Basic Energy Services is launching a new subsidiary that will move and dispose oilfield wastewater in the Permian Basin along with other basins.
Basic Energy Services CEO Thomas Monroe Patterson said his company has been functioning as an upstream company with a midstream company embedded. But now Agua Libre Midstream will have all of the company’s water assets as its own distinction.
The new subsidiary is set to launch either in either late August or early September.
“What we have done basically is taken our midstream assets and split them off into a subsidiary where we are going to report all of the income and activity for those particular assets from the rest of Basic Energy Services,” said Patterson, whose Fort Worth-based company has three divisions: well services, completions and water services.
Agua Libre Midstream will take over the water services division, which includes the wastewater pipelines and the 86 saltwater disposal wells that are spread out over the Permian, Eagle Ford, Haynesville, Midcontinent, North Texas and the Bakken. The Permian, alone, has 33 of Agua Libre’s saltwater disposal wells, which is why the initial capital investment will start there.
“The reason the Permian has so many is because it’s the busiest basin and it’s one of the highest water producing basins,” Patterson said. “Its barrels of water per barrels of oil is higher in the Permian than a lot of other places around the country.”
For efficiency and cost savings, Agua Libre will rely on pipelines rather than traditional tanker trucks to move the wastewater from the oilfields.
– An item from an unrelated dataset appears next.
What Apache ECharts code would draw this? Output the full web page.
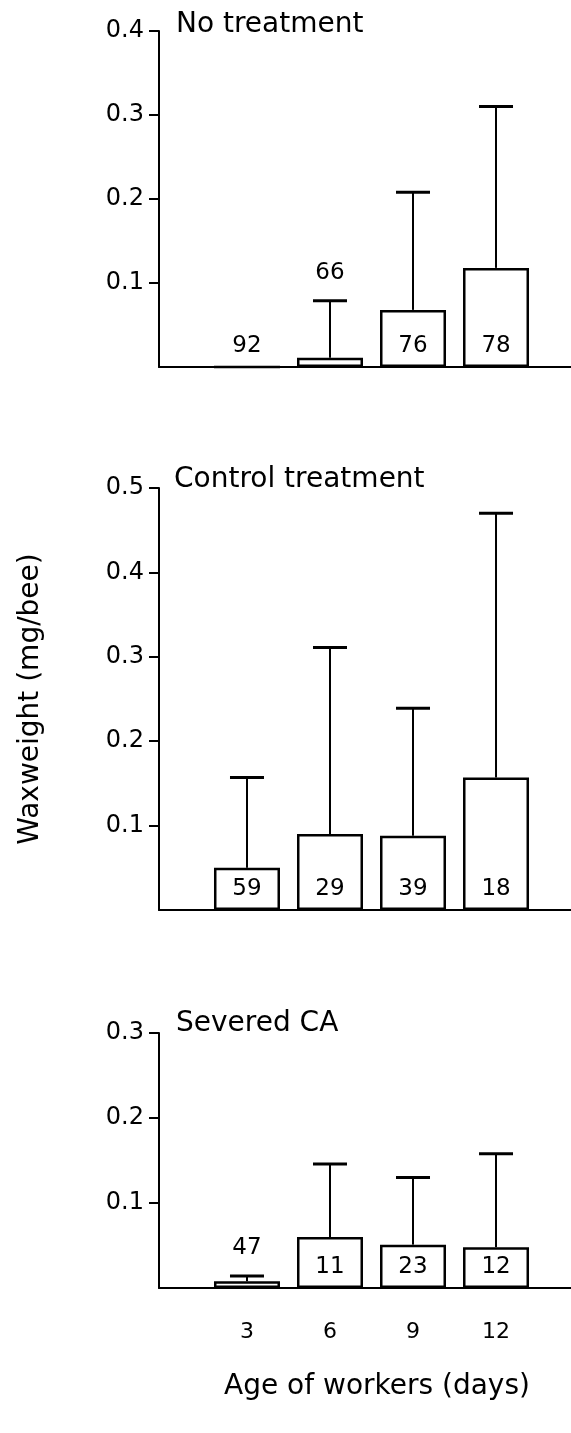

That decision is necessary because of the volumes of water that must be moved in the Permian and the other basins now under Agua Libre.
“When you look at the life a well and the life of a field, really it’s a field mentality,” Patterson said. “When you look at a field of dense production and if you can put gathering for oil and gas and gathering for waste stream like water versus having to truck those from individual batteries you can reduce the lease operating expense by a significant margin. For water you could almost cut the disposal costs in half if you move it to pipeline.”